En la estación descubrimos la amargura de las despedidas, la inquietud de las esperas y la alegría de los recibimientos cuando íbamos a recoger al hermano estudiante. Llegábamos a la estación una hora antes de que el tren diera señales de vida para sentir cómo se iba aproximando. Sonaba el altavoz y una voz de ultratumba nos iba anunciando que el Automotor ya había pasado por Gádor. 



Ir a la estación significaba también encontrarnos con un decorado mítico, el lugar prohibido que atravesaban nuestros hermanos mayores para ir al instituto Masculino, más allá de Ciudad Jardín. Ellos nos contaban sus primeras hazañas estudiantiles cuando todas las mañanas, antes de las nueve, se saltaban las reglas cruzando por las vías del tren por el puro placer de lo prohibido y por ahorrarse veinte minutos de caminata.

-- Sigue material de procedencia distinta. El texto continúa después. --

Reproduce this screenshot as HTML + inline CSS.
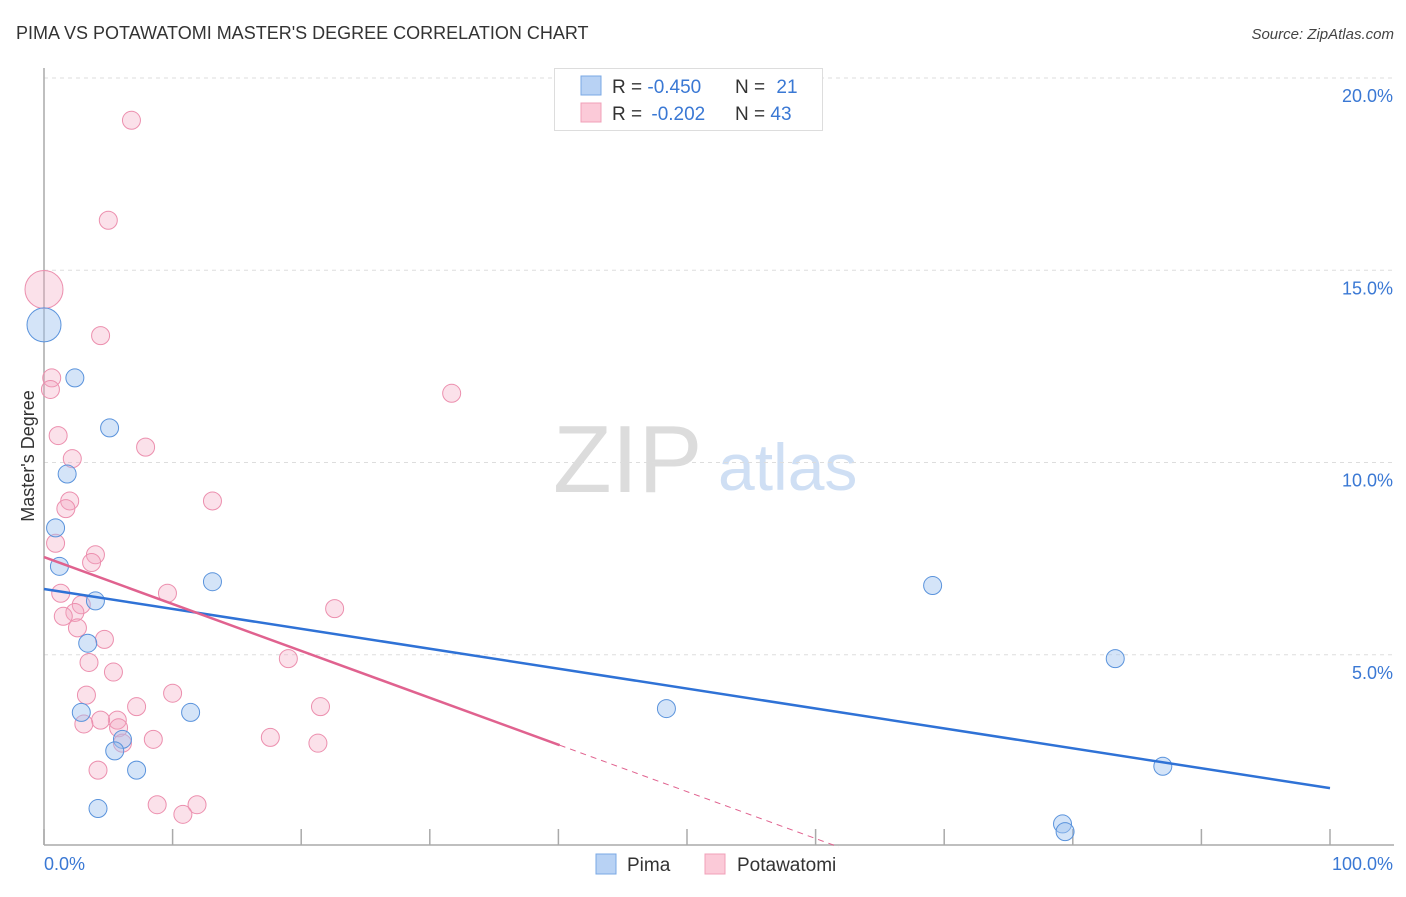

Todos los caminos de los estudiantes que iban al instituto desde el centro de Almería y sus barrios cercanos desembocaban en la Plaza de la estación. Desde allí hasta la puerta del instituto había una distancia de unos setecientos metros, aunque para poder tomar ese atajo era imprescindible atravesar las vías del tren, con el consiguiente peligro que esta escaramuza suponía. La otra alternativa que tenían los muchachos para llegar al Tagarete era el camino oficial que pasaba por cruzar la Carretera de Ronda y atravesar toda la Avenida de Vivar Téllez (hoy Cabo de Gata). La distancia era el doble. Los que se aventuraban saltando las vías llegaban en diez minutos, mientras que los que preferían la seguridad del camino más largo tardaban más de media hora. En 1967, cuando se puso en marcha el instituto Masculino, la estación comenzó a ser un problema para las autoridades, impotentes para frenar el río de estudiantes que pasaban sin permiso por las vías hasta cuatro veces al día. Ese mismo invierno se dio a conocer un proyecto de paso elevado que fue redactado por el coronel ingeniero Arrans, que finalmente no se pudo ejecutar al ser rechazado por los servicios técnicos de Renfe. 



La otra opción era la de excavar un paso subterráneo solo para peatones que uniera la explanada de la estación con la Carretera de Sierra Alhamilla, una alternativa que tampoco se llevó a cabo. Durante años, los estudiantes y muchos vecinos del Tagarete, un barrio que estaba en plena expansión, siguieron jugándose el tipo entre los vagones a la espera de que alguien encontrara una solución. 



Quizá, los que menos sufrían aquella incomunicación, eran los propios estudiantes, las pandillas de niños y adolescentes que disfrutaban con el riesgo. Tenían que burlar la vigilancia de los operarios de Renfe y a veces subirse a los vagones de algún tren y atravesarlo como si fueran pasajeros. Cuando los trenes llevaban mineral de hierro estaban obligados a cruzarlos de puntillas si no querían llegar a clase con las manos y la ropa cubiertas de polvo. 


El problema se alargó más de lo previsto hasta que por fin, en mayo de 1984, se inauguró la pasarela que unía la Estación con la Carretera de Sierra Alhamilla.